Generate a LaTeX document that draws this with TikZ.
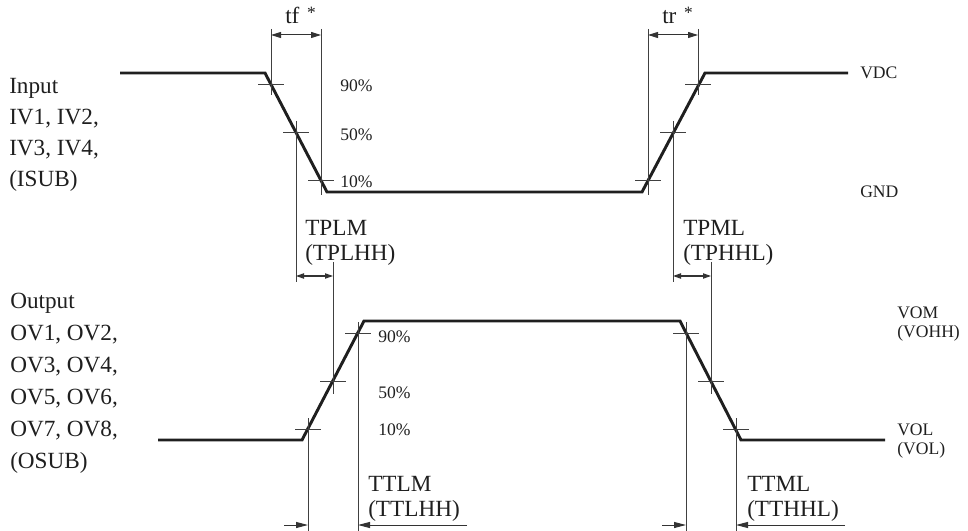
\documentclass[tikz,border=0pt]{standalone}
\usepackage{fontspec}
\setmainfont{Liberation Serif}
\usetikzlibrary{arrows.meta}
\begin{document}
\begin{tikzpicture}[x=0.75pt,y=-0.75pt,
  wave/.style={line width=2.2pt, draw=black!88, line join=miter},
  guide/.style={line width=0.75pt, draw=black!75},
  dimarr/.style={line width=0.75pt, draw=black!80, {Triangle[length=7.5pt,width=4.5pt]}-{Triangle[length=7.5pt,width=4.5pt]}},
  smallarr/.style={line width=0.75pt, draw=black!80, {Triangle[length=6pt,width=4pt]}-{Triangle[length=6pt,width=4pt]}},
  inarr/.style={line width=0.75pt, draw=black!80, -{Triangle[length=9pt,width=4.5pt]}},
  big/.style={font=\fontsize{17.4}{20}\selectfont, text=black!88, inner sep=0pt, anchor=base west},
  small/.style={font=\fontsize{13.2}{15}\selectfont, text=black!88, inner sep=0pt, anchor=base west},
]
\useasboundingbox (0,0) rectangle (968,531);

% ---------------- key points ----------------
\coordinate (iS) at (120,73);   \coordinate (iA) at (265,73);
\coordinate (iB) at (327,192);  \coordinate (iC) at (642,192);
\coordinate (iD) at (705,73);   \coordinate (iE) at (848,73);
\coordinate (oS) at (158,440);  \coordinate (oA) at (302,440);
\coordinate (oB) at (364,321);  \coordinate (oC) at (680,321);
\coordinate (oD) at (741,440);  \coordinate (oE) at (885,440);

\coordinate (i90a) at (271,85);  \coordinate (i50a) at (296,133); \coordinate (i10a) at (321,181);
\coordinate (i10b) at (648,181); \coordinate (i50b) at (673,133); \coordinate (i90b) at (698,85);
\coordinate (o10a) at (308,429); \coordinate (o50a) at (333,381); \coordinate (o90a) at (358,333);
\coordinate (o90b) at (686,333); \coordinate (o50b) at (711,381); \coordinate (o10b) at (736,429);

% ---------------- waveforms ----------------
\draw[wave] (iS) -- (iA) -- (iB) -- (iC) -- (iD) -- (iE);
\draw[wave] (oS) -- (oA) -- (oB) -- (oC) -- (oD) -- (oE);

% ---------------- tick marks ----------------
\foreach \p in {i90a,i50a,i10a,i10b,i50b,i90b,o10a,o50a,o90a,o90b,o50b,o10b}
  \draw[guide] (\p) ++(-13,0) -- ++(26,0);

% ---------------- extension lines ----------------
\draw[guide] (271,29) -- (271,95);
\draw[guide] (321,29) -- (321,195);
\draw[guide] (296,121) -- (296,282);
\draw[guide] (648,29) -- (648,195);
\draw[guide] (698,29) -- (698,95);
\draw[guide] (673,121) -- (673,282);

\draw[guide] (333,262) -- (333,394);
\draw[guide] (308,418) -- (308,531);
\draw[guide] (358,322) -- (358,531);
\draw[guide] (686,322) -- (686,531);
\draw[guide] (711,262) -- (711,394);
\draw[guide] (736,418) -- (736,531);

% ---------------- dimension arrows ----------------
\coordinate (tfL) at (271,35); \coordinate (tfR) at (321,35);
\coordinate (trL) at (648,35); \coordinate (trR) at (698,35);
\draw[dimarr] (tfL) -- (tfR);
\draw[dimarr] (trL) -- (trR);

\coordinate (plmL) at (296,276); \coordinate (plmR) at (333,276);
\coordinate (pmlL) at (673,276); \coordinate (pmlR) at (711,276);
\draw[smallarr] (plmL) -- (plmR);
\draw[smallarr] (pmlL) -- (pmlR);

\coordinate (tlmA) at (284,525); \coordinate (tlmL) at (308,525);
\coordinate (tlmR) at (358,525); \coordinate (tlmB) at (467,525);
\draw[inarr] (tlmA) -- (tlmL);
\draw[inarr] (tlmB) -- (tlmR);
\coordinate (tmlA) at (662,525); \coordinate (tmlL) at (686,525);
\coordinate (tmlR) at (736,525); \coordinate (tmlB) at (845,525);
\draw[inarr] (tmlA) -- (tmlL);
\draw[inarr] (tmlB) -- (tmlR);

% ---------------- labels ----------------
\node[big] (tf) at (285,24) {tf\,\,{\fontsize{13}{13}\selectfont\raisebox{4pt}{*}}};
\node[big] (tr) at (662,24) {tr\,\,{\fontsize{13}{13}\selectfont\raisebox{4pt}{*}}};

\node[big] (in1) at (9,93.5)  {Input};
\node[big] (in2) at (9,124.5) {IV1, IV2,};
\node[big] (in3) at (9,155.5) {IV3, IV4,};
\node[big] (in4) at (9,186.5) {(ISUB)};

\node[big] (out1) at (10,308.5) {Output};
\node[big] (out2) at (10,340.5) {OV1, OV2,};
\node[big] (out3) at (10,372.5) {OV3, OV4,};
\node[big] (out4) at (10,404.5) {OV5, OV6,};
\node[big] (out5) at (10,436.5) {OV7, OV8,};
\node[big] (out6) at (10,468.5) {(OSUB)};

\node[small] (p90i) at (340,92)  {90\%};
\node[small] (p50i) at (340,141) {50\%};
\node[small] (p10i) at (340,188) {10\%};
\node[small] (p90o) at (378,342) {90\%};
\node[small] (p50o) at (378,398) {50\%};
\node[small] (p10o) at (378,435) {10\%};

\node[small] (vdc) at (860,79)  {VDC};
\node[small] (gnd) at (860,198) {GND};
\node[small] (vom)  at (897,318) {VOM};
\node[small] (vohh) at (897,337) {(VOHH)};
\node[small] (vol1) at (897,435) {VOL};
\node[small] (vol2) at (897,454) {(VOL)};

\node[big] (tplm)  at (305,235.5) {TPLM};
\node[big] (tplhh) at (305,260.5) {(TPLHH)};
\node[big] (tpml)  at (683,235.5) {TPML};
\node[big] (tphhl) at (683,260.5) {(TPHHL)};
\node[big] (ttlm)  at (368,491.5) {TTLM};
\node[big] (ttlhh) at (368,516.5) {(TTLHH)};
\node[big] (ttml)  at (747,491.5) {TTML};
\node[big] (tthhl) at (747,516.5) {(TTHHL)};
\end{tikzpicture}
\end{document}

Short task
Repeat the material above verbatim. Leave the pictures behind.

Completed exercise
Generate a LaTeX document that draws this with TikZ.
\documentclass[tikz,border=0pt]{standalone}
\usepackage{fontspec}
\setmainfont{Liberation Serif}
\usetikzlibrary{arrows.meta}
\begin{document}
\begin{tikzpicture}[x=0.75pt,y=-0.75pt,
  wave/.style={line width=2.2pt, draw=black!88, line join=miter},
  guide/.style={line width=0.75pt, draw=black!75},
  dimarr/.style={line width=0.75pt, draw=black!80, {Triangle[length=7.5pt,width=4.5pt]}-{Triangle[length=7.5pt,width=4.5pt]}},
  smallarr/.style={line width=0.75pt, draw=black!80, {Triangle[length=6pt,width=4pt]}-{Triangle[length=6pt,width=4pt]}},
  inarr/.style={line width=0.75pt, draw=black!80, -{Triangle[length=9pt,width=4.5pt]}},
  big/.style={font=\fontsize{17.4}{20}\selectfont, text=black!88, inner sep=0pt, anchor=base west},
  small/.style={font=\fontsize{13.2}{15}\selectfont, text=black!88, inner sep=0pt, anchor=base west},
]
\useasboundingbox (0,0) rectangle (968,531);

% ---------------- key points ----------------
\coordinate (iS) at (120,73);   \coordinate (iA) at (265,73);
\coordinate (iB) at (327,192);  \coordinate (iC) at (642,192);
\coordinate (iD) at (705,73);   \coordinate (iE) at (848,73);
\coordinate (oS) at (158,440);  \coordinate (oA) at (302,440);
\coordinate (oB) at (364,321);  \coordinate (oC) at (680,321);
\coordinate (oD) at (741,440);  \coordinate (oE) at (885,440);

\coordinate (i90a) at (271,85);  \coordinate (i50a) at (296,133); \coordinate (i10a) at (321,181);
\coordinate (i10b) at (648,181); \coordinate (i50b) at (673,133); \coordinate (i90b) at (698,85);
\coordinate (o10a) at (308,429); \coordinate (o50a) at (333,381); \coordinate (o90a) at (358,333);
\coordinate (o90b) at (686,333); \coordinate (o50b) at (711,381); \coordinate (o10b) at (736,429);

% ---------------- waveforms ----------------
\draw[wave] (iS) -- (iA) -- (iB) -- (iC) -- (iD) -- (iE);
\draw[wave] (oS) -- (oA) -- (oB) -- (oC) -- (oD) -- (oE);

% ---------------- tick marks ----------------
\foreach \p in {i90a,i50a,i10a,i10b,i50b,i90b,o10a,o50a,o90a,o90b,o50b,o10b}
  \draw[guide] (\p) ++(-13,0) -- ++(26,0);

% ---------------- extension lines ----------------
\draw[guide] (271,29) -- (271,95);
\draw[guide] (321,29) -- (321,195);
\draw[guide] (296,121) -- (296,282);
\draw[guide] (648,29) -- (648,195);
\draw[guide] (698,29) -- (698,95);
\draw[guide] (673,121) -- (673,282);

\draw[guide] (333,262) -- (333,394);
\draw[guide] (308,418) -- (308,531);
\draw[guide] (358,322) -- (358,531);
\draw[guide] (686,322) -- (686,531);
\draw[guide] (711,262) -- (711,394);
\draw[guide] (736,418) -- (736,531);

% ---------------- dimension arrows ----------------
\coordinate (tfL) at (271,35); \coordinate (tfR) at (321,35);
\coordinate (trL) at (648,35); \coordinate (trR) at (698,35);
\draw[dimarr] (tfL) -- (tfR);
\draw[dimarr] (trL) -- (trR);

\coordinate (plmL) at (296,276); \coordinate (plmR) at (333,276);
\coordinate (pmlL) at (673,276); \coordinate (pmlR) at (711,276);
\draw[smallarr] (plmL) -- (plmR);
\draw[smallarr] (pmlL) -- (pmlR);

\coordinate (tlmA) at (284,525); \coordinate (tlmL) at (308,525);
\coordinate (tlmR) at (358,525); \coordinate (tlmB) at (467,525);
\draw[inarr] (tlmA) -- (tlmL);
\draw[inarr] (tlmB) -- (tlmR);
\coordinate (tmlA) at (662,525); \coordinate (tmlL) at (686,525);
\coordinate (tmlR) at (736,525); \coordinate (tmlB) at (845,525);
\draw[inarr] (tmlA) -- (tmlL);
\draw[inarr] (tmlB) -- (tmlR);

% ---------------- labels ----------------
\node[big] (tf) at (285,24) {tf\,\,{\fontsize{13}{13}\selectfont\raisebox{4pt}{*}}};
\node[big] (tr) at (662,24) {tr\,\,{\fontsize{13}{13}\selectfont\raisebox{4pt}{*}}};

\node[big] (in1) at (9,93.5)  {Input};
\node[big] (in2) at (9,124.5) {IV1, IV2,};
\node[big] (in3) at (9,155.5) {IV3, IV4,};
\node[big] (in4) at (9,186.5) {(ISUB)};

\node[big] (out1) at (10,308.5) {Output};
\node[big] (out2) at (10,340.5) {OV1, OV2,};
\node[big] (out3) at (10,372.5) {OV3, OV4,};
\node[big] (out4) at (10,404.5) {OV5, OV6,};
\node[big] (out5) at (10,436.5) {OV7, OV8,};
\node[big] (out6) at (10,468.5) {(OSUB)};

\node[small] (p90i) at (340,92)  {90\%};
\node[small] (p50i) at (340,141) {50\%};
\node[small] (p10i) at (340,188) {10\%};
\node[small] (p90o) at (378,342) {90\%};
\node[small] (p50o) at (378,398) {50\%};
\node[small] (p10o) at (378,435) {10\%};

\node[small] (vdc) at (860,79)  {VDC};
\node[small] (gnd) at (860,198) {GND};
\node[small] (vom)  at (897,318) {VOM};
\node[small] (vohh) at (897,337) {(VOHH)};
\node[small] (vol1) at (897,435) {VOL};
\node[small] (vol2) at (897,454) {(VOL)};

\node[big] (tplm)  at (305,235.5) {TPLM};
\node[big] (tplhh) at (305,260.5) {(TPLHH)};
\node[big] (tpml)  at (683,235.5) {TPML};
\node[big] (tphhl) at (683,260.5) {(TPHHL)};
\node[big] (ttlm)  at (368,491.5) {TTLM};
\node[big] (ttlhh) at (368,516.5) {(TTLHH)};
\node[big] (ttml)  at (747,491.5) {TTML};
\node[big] (tthhl) at (747,516.5) {(TTHHL)};
\end{tikzpicture}
\end{document}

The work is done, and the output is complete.